Data segment
START

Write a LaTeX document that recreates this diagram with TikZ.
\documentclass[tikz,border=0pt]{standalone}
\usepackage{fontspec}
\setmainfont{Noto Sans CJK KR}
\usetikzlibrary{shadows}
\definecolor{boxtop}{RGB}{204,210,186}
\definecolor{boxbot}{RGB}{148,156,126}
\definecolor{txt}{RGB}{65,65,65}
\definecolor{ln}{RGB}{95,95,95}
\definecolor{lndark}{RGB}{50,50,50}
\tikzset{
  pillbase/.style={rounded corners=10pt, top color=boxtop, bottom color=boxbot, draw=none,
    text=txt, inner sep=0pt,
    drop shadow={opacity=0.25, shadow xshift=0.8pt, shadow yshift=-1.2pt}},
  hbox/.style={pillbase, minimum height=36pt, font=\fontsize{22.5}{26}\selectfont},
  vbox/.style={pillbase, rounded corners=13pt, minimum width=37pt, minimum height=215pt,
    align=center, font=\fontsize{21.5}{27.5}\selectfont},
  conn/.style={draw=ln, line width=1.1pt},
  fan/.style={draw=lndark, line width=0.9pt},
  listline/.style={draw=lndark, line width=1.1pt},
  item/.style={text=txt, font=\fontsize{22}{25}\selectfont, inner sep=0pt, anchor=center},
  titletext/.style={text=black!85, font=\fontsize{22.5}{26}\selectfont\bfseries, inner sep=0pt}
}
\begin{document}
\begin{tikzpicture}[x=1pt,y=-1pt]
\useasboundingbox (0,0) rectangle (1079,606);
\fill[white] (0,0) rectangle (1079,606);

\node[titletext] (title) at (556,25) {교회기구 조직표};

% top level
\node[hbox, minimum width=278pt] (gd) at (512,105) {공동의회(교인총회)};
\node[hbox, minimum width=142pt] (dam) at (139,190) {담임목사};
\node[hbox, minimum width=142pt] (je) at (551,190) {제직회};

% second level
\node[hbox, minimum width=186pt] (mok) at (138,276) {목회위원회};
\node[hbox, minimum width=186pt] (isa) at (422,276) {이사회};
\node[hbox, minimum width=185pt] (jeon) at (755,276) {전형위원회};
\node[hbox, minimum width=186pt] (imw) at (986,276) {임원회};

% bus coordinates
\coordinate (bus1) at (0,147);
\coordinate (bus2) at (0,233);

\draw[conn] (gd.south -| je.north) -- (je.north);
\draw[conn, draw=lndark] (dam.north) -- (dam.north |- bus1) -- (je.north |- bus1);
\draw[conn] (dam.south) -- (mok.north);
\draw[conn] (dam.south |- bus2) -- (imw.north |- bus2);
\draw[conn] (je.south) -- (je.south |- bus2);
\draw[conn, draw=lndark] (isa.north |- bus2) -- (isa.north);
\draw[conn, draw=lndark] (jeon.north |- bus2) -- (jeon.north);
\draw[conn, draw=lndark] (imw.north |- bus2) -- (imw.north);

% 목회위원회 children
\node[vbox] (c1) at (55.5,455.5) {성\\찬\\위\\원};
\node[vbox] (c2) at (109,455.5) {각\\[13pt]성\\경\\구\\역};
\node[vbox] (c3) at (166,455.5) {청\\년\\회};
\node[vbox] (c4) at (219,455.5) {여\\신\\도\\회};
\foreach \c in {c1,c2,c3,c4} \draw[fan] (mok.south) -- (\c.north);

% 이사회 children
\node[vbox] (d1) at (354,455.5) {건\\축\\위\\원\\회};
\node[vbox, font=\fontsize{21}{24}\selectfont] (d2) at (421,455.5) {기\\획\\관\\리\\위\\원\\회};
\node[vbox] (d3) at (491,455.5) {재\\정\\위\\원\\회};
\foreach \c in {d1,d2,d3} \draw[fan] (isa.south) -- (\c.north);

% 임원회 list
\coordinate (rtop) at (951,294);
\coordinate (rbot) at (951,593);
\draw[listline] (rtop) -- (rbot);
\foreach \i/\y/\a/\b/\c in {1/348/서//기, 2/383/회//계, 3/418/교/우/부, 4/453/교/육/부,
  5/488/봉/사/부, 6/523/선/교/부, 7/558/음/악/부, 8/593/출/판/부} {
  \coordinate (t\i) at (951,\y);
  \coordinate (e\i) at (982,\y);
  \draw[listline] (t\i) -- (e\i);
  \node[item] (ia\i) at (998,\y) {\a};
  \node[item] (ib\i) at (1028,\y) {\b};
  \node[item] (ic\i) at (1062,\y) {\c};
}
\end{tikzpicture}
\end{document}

END

Exercise goal
Write out every line of the material again, exactly as it reads.

Output of the task
Write a LaTeX document that recreates this diagram with TikZ.
\documentclass[tikz,border=0pt]{standalone}
\usepackage{fontspec}
\setmainfont{Noto Sans CJK KR}
\usetikzlibrary{shadows}
\definecolor{boxtop}{RGB}{204,210,186}
\definecolor{boxbot}{RGB}{148,156,126}
\definecolor{txt}{RGB}{65,65,65}
\definecolor{ln}{RGB}{95,95,95}
\definecolor{lndark}{RGB}{50,50,50}
\tikzset{
  pillbase/.style={rounded corners=10pt, top color=boxtop, bottom color=boxbot, draw=none,
    text=txt, inner sep=0pt,
    drop shadow={opacity=0.25, shadow xshift=0.8pt, shadow yshift=-1.2pt}},
  hbox/.style={pillbase, minimum height=36pt, font=\fontsize{22.5}{26}\selectfont},
  vbox/.style={pillbase, rounded corners=13pt, minimum width=37pt, minimum height=215pt,
    align=center, font=\fontsize{21.5}{27.5}\selectfont},
  conn/.style={draw=ln, line width=1.1pt},
  fan/.style={draw=lndark, line width=0.9pt},
  listline/.style={draw=lndark, line width=1.1pt},
  item/.style={text=txt, font=\fontsize{22}{25}\selectfont, inner sep=0pt, anchor=center},
  titletext/.style={text=black!85, font=\fontsize{22.5}{26}\selectfont\bfseries, inner sep=0pt}
}
\begin{document}
\begin{tikzpicture}[x=1pt,y=-1pt]
\useasboundingbox (0,0) rectangle (1079,606);
\fill[white] (0,0) rectangle (1079,606);

\node[titletext] (title) at (556,25) {교회기구 조직표};

% top level
\node[hbox, minimum width=278pt] (gd) at (512,105) {공동의회(교인총회)};
\node[hbox, minimum width=142pt] (dam) at (139,190) {담임목사};
\node[hbox, minimum width=142pt] (je) at (551,190) {제직회};

% second level
\node[hbox, minimum width=186pt] (mok) at (138,276) {목회위원회};
\node[hbox, minimum width=186pt] (isa) at (422,276) {이사회};
\node[hbox, minimum width=185pt] (jeon) at (755,276) {전형위원회};
\node[hbox, minimum width=186pt] (imw) at (986,276) {임원회};

% bus coordinates
\coordinate (bus1) at (0,147);
\coordinate (bus2) at (0,233);

\draw[conn] (gd.south -| je.north) -- (je.north);
\draw[conn, draw=lndark] (dam.north) -- (dam.north |- bus1) -- (je.north |- bus1);
\draw[conn] (dam.south) -- (mok.north);
\draw[conn] (dam.south |- bus2) -- (imw.north |- bus2);
\draw[conn] (je.south) -- (je.south |- bus2);
\draw[conn, draw=lndark] (isa.north |- bus2) -- (isa.north);
\draw[conn, draw=lndark] (jeon.north |- bus2) -- (jeon.north);
\draw[conn, draw=lndark] (imw.north |- bus2) -- (imw.north);

% 목회위원회 children
\node[vbox] (c1) at (55.5,455.5) {성\\찬\\위\\원};
\node[vbox] (c2) at (109,455.5) {각\\[13pt]성\\경\\구\\역};
\node[vbox] (c3) at (166,455.5) {청\\년\\회};
\node[vbox] (c4) at (219,455.5) {여\\신\\도\\회};
\foreach \c in {c1,c2,c3,c4} \draw[fan] (mok.south) -- (\c.north);

% 이사회 children
\node[vbox] (d1) at (354,455.5) {건\\축\\위\\원\\회};
\node[vbox, font=\fontsize{21}{24}\selectfont] (d2) at (421,455.5) {기\\획\\관\\리\\위\\원\\회};
\node[vbox] (d3) at (491,455.5) {재\\정\\위\\원\\회};
\foreach \c in {d1,d2,d3} \draw[fan] (isa.south) -- (\c.north);

% 임원회 list
\coordinate (rtop) at (951,294);
\coordinate (rbot) at (951,593);
\draw[listline] (rtop) -- (rbot);
\foreach \i/\y/\a/\b/\c in {1/348/서//기, 2/383/회//계, 3/418/교/우/부, 4/453/교/육/부,
  5/488/봉/사/부, 6/523/선/교/부, 7/558/음/악/부, 8/593/출/판/부} {
  \coordinate (t\i) at (951,\y);
  \coordinate (e\i) at (982,\y);
  \draw[listline] (t\i) -- (e\i);
  \node[item] (ia\i) at (998,\y) {\a};
  \node[item] (ib\i) at (1028,\y) {\b};
  \node[item] (ic\i) at (1062,\y) {\c};
}
\end{tikzpicture}
\end{document}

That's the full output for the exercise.